Task statement: Return the material exactly as supplied, apart from the pictures, which are omitted.
======
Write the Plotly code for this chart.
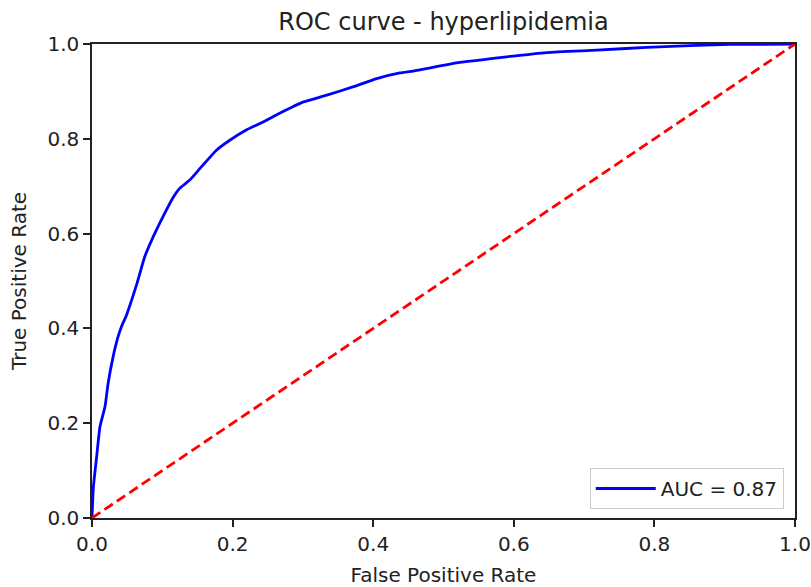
import plotly.graph_objects as go

# ROC curve
fpr = [0.0, 0.002, 0.0066, 0.0114, 0.0185, 0.023, 0.030, 0.037, 0.042, 0.049,
       0.064, 0.075, 0.087, 0.101, 0.116, 0.125, 0.139, 0.154, 0.177, 0.196,
       0.220, 0.244, 0.267, 0.301, 0.334, 0.372, 0.405, 0.438, 0.457, 0.523,
       0.590, 0.647, 0.718, 0.789, 0.860, 0.908, 1.0]
tpr = [0.0, 0.066, 0.129, 0.193, 0.235, 0.285, 0.340, 0.382, 0.404, 0.428,
       0.495, 0.551, 0.593, 0.636, 0.678, 0.696, 0.713, 0.738, 0.776, 0.797,
       0.819, 0.836, 0.854, 0.878, 0.892, 0.910, 0.927, 0.939, 0.943, 0.961,
       0.973, 0.982, 0.987, 0.993, 0.997, 0.999, 1.0]
chance = [0.0, 1.0]
auc = 0.87
ticks = [0.0, 0.2, 0.4, 0.6, 0.8, 1.0]

FONT = "DejaVu Sans"

fig = go.Figure()
fig.add_trace(go.Scatter(x=fpr, y=tpr, mode="lines", name=f"AUC = {auc:.2f}",
                         line=dict(color="#0000ff", width=2.8, shape="spline", smoothing=0.5)))
fig.add_trace(go.Scatter(x=chance, y=chance, mode="lines", showlegend=False,
                         line=dict(color="#ff0000", width=2.8, dash="10px,5px")))

axis_style = dict(range=[0, 1], tickvals=ticks, tickformat=".1f", showgrid=False, zeroline=False,
                  showline=True, linecolor="#222222", linewidth=1.5, mirror=True,
                  ticks="outside", ticklen=7, tickwidth=1.5, tickcolor="#222222",
                  automargin=False,
                  tickfont=dict(family=FONT, size=20, color="#222222"))

fig.update_layout(
    width=811, height=587,
    margin=dict(l=92, r=16, t=44, b=69),
    paper_bgcolor="white", plot_bgcolor="white",
    font=dict(family=FONT, size=20, color="#222222"),
    title=dict(text="ROC curve - hyperlipidemia", x=(92 + 795) / 2 / 811, xanchor="center",
               y=1 - 22 / 587, yanchor="middle", font=dict(family=FONT, size=24, color="#222222")),
    xaxis=dict(axis_style, title=dict(text="False Positive Rate", standoff=13,
                                      font=dict(family=FONT, size=20))),
    yaxis=dict(axis_style, title=dict(text="True Positive Rate", standoff=15,
                                      font=dict(family=FONT, size=20))),
    legend=dict(x=0.984, y=0.019, xanchor="right", yanchor="bottom", itemwidth=60,
                bgcolor="white", bordercolor="#cccccc", borderwidth=1,
                font=dict(family=FONT, size=20, color="#222222")),
)

# drop the default 8px body margin so the 811x587 figure fills the window exactly
fig.write_html("out.html", config={"displayModeBar": False},
               post_script="document.body.style.margin = '0';")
======
Answer:
Write the Plotly code for this chart.
import plotly.graph_objects as go

# ROC curve
fpr = [0.0, 0.002, 0.0066, 0.0114, 0.0185, 0.023, 0.030, 0.037, 0.042, 0.049,
       0.064, 0.075, 0.087, 0.101, 0.116, 0.125, 0.139, 0.154, 0.177, 0.196,
       0.220, 0.244, 0.267, 0.301, 0.334, 0.372, 0.405, 0.438, 0.457, 0.523,
       0.590, 0.647, 0.718, 0.789, 0.860, 0.908, 1.0]
tpr = [0.0, 0.066, 0.129, 0.193, 0.235, 0.285, 0.340, 0.382, 0.404, 0.428,
       0.495, 0.551, 0.593, 0.636, 0.678, 0.696, 0.713, 0.738, 0.776, 0.797,
       0.819, 0.836, 0.854, 0.878, 0.892, 0.910, 0.927, 0.939, 0.943, 0.961,
       0.973, 0.982, 0.987, 0.993, 0.997, 0.999, 1.0]
chance = [0.0, 1.0]
auc = 0.87
ticks = [0.0, 0.2, 0.4, 0.6, 0.8, 1.0]

FONT = "DejaVu Sans"

fig = go.Figure()
fig.add_trace(go.Scatter(x=fpr, y=tpr, mode="lines", name=f"AUC = {auc:.2f}",
                         line=dict(color="#0000ff", width=2.8, shape="spline", smoothing=0.5)))
fig.add_trace(go.Scatter(x=chance, y=chance, mode="lines", showlegend=False,
                         line=dict(color="#ff0000", width=2.8, dash="10px,5px")))

axis_style = dict(range=[0, 1], tickvals=ticks, tickformat=".1f", showgrid=False, zeroline=False,
                  showline=True, linecolor="#222222", linewidth=1.5, mirror=True,
                  ticks="outside", ticklen=7, tickwidth=1.5, tickcolor="#222222",
                  automargin=False,
                  tickfont=dict(family=FONT, size=20, color="#222222"))

fig.update_layout(
    width=811, height=587,
    margin=dict(l=92, r=16, t=44, b=69),
    paper_bgcolor="white", plot_bgcolor="white",
    font=dict(family=FONT, size=20, color="#222222"),
    title=dict(text="ROC curve - hyperlipidemia", x=(92 + 795) / 2 / 811, xanchor="center",
               y=1 - 22 / 587, yanchor="middle", font=dict(family=FONT, size=24, color="#222222")),
    xaxis=dict(axis_style, title=dict(text="False Positive Rate", standoff=13,
                                      font=dict(family=FONT, size=20))),
    yaxis=dict(axis_style, title=dict(text="True Positive Rate", standoff=15,
                                      font=dict(family=FONT, size=20))),
    legend=dict(x=0.984, y=0.019, xanchor="right", yanchor="bottom", itemwidth=60,
                bgcolor="white", bordercolor="#cccccc", borderwidth=1,
                font=dict(family=FONT, size=20, color="#222222")),
)

# drop the default 8px body margin so the 811x587 figure fills the window exactly
fig.write_html("out.html", config={"displayModeBar": False},
               post_script="document.body.style.margin = '0';")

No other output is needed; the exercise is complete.